How to Pick a Podcast Niche (Without Being Afraid of Going Too Narrow)

"You should go broader" is probably the most common bad advice given to podcasters. The logic seems sound — a bigger topic means more potential listeners. But it almost never plays out that way.

Why Narrow Works

Think about the last podcast you got genuinely obsessed with. Was it a show about "business"? Or was it a show about a specific aspect of business — venture capital deal structures, or how restaurant owners manage their finances, or how small manufacturing companies compete globally? The general topic might have drawn you in initially. The specificity is what made you stay.

Specificity creates the feeling that a show is for you. "Business podcast" is for everyone. "Podcast about hiring and managing remote teams" is for a specific person with a specific problem. When that person finds your show, they don't half-listen — they binge it.

The Fear of Being Too Niche

Most creators worry that going narrow will starve their audience. This fear has some logic — a smaller topic means fewer total people who care about it. But it ignores two things.

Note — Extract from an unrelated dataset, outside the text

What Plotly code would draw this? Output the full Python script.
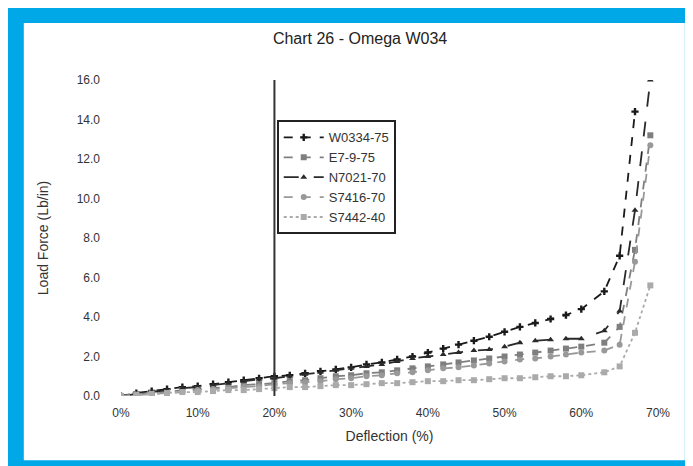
import plotly.graph_objects as go

# deflection (%) shared by every sample
deflection = [0, 2, 4, 6, 8, 10, 12, 14, 16, 18, 20, 22, 24, 26, 28, 30, 32, 34, 36, 38,
              40, 42, 44, 46, 48, 50, 52, 54, 56, 58, 60, 63, 65, 67, 69]

w0334_75 = [0.0, 0.15, 0.25, 0.35, 0.45, 0.5, 0.6, 0.7, 0.8, 0.9, 1.0, 1.05, 1.15, 1.25, 1.35,
            1.45, 1.6, 1.7, 1.85, 2.0, 2.2, 2.4, 2.6, 2.8, 3.0, 3.25, 3.5, 3.7, 3.9, 4.1,
            4.4, 5.3, 7.1, 14.4, None]
e7_9_75 = [0.0, 0.1, 0.15, 0.2, 0.3, 0.35, 0.4, 0.45, 0.55, 0.6, 0.65, 0.75, 0.8, 0.9, 1.0,
           1.05, 1.15, 1.2, 1.3, 1.4, 1.5, 1.6, 1.7, 1.8, 1.9, 2.0, 2.1, 2.2, 2.3, 2.4,
           2.5, 2.7, 3.5, 7.4, 13.2]
n7021_70 = [0.0, 0.1, 0.2, 0.3, 0.4, 0.45, 0.55, 0.65, 0.75, 0.85, 0.9, 1.0, 1.1, 1.2, 1.3,
            1.4, 1.5, 1.6, 1.75, 1.9, 2.0, 2.1, 2.2, 2.3, 2.35, 2.5, 2.7, 2.8, 2.85, 2.9,
            2.9, 3.3, 4.3, 9.4, 16.0]
s7416_70 = [0.0, 0.05, 0.1, 0.15, 0.2, 0.3, 0.35, 0.4, 0.45, 0.5, 0.6, 0.65, 0.7, 0.75, 0.85,
            0.9, 1.0, 1.05, 1.15, 1.2, 1.3, 1.4, 1.45, 1.55, 1.65, 1.75, 1.85, 1.9, 2.0, 2.1,
            2.2, 2.3, 2.6, 6.8, 12.7]
s7442_40 = [0.0, 0.05, 0.1, 0.15, 0.2, 0.2, 0.25, 0.3, 0.3, 0.35, 0.4, 0.45, 0.45, 0.5, 0.55,
            0.55, 0.6, 0.65, 0.65, 0.7, 0.75, 0.75, 0.8, 0.8, 0.85, 0.9, 0.9, 0.95, 1.0, 1.0,
            1.05, 1.2, 1.5, 3.2, 5.6]

names = ['W0334-75', 'E7-9-75', 'N7021-70', 'S7416-70', 'S7442-40']
series = [w0334_75, e7_9_75, n7021_70, s7416_70, s7442_40]
colors = ['#1a1a1a', '#7f7f7f', '#2a2a2a', '#999999', '#aaaaaa']
dashes = ['dash', 'dash', 'longdash', 'dash', 'dot']
symbols = ['cross', 'square', 'triangle-up', 'circle', 'square']

y_ticks = [0, 2, 4, 6, 8, 10, 12, 14, 16]
y_labels = ['0.0', '2.0', '4.0', '6.0', '8.0', '10.0', '12.0', '14.0', '16.0']
x_ticks = [0, 10, 20, 30, 40, 50, 60, 70]
x_labels = ['0%', '10%', '20%', '30%', '40%', '50%', '60%', '70%']

FONT = 'Liberation Sans, Arial, sans-serif'
BLUE = '#00A8E8'

fig = go.Figure()
for name, vals, col, dash, sym in zip(names, series, colors, dashes, symbols):
    fig.add_trace(go.Scatter(x=deflection, y=vals, name=name, mode='lines+markers',
                             line=dict(color=col, width=1.8, dash=dash),
                             marker=dict(color=col, size=6, symbol=sym),
                             cliponaxis=True))

# white card inside the blue frame
fig.add_shape(type='rect', xref='paper', yref='paper', x0=-0.181, x1=1.05, y0=-0.203, y1=1.18,
              fillcolor='white', line=dict(width=0), layer='below')
# marker line at 20% deflection
fig.add_shape(type='line', xref='x', yref='y', x0=20, x1=20, y0=0, y1=16,
              line=dict(color='#333333', width=2))

fig.update_layout(
    width=693, height=466,
    paper_bgcolor=BLUE, plot_bgcolor='white',
    margin=dict(l=113, r=43, t=72, b=78),
    title=dict(text='Chart 26 - Omega W034', x=0.508, xanchor='center', y=0.935, yanchor='middle',
               font=dict(family=FONT, size=16, color='#222222'), pad=dict(t=0, b=0)),
    font=dict(family=FONT, size=12, color='#333333'),
    showlegend=True,
    legend=dict(x=0.29, y=0.872, xanchor='left', yanchor='top', itemwidth=40,
                bgcolor='white', bordercolor='#222222', borderwidth=2,
                font=dict(size=13, color='#333333'), tracegroupgap=0),
    xaxis=dict(range=[0, 70], tickvals=x_ticks, ticktext=x_labels, showgrid=False,
               zeroline=False, showline=False, ticks='', ticklabelstandoff=8,
               title=dict(text='Deflection (%)', standoff=12, font=dict(size=14))),
    yaxis=dict(range=[0, 16], tickvals=y_ticks, ticktext=y_labels, showgrid=False,
               zeroline=False, showline=False, ticks='', ticklabelstandoff=20,
               title=dict(text='Load Force (Lb/in)', standoff=24, font=dict(size=14))),
)

fig.write_html('out.html')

First, you don't need a massive audience to have a successful podcast. A few thousand deeply engaged listeners is enough to build a meaningful show, a business, a speaking platform, or a community. You're not competing with NPR.

Second, niche shows have less competition by definition. A general personal finance podcast is competing with hundreds of shows that have years of catalog. A podcast specifically about debt management strategies for self-employed people has far fewer competitors — and the people who need that show will find it more easily and love it more completely.

How to Find Your Niche

Start with what you know, not what you think will be popular. Authenticity has a sound. Listeners can hear the difference between someone genuinely deep in a topic and someone who researched it for a week because they thought it would get downloads.

Then narrow that down with this question: within your topic area, what's the specific problem, community, or angle that you're the best-positioned person to serve? Not the most interested — best positioned. Experience, background, access to sources, professional credentials — whatever gives you an edge.

Then narrow again. If you're a financial advisor who wants to do a personal finance podcast, that's not narrow enough. Financial planning for women in their 30s navigating divorce? That's a niche. It's also a podcast that would matter enormously to the people it's for.

When to Expand

Niching hard at the start doesn't mean staying narrow forever. Start narrow, build a genuine audience, understand what they love about the show, and expand thoughtfully from there. Many of the broadest podcasts you know started with a much narrower mandate. The broad version came after the show had earned the audience's trust and loyalty.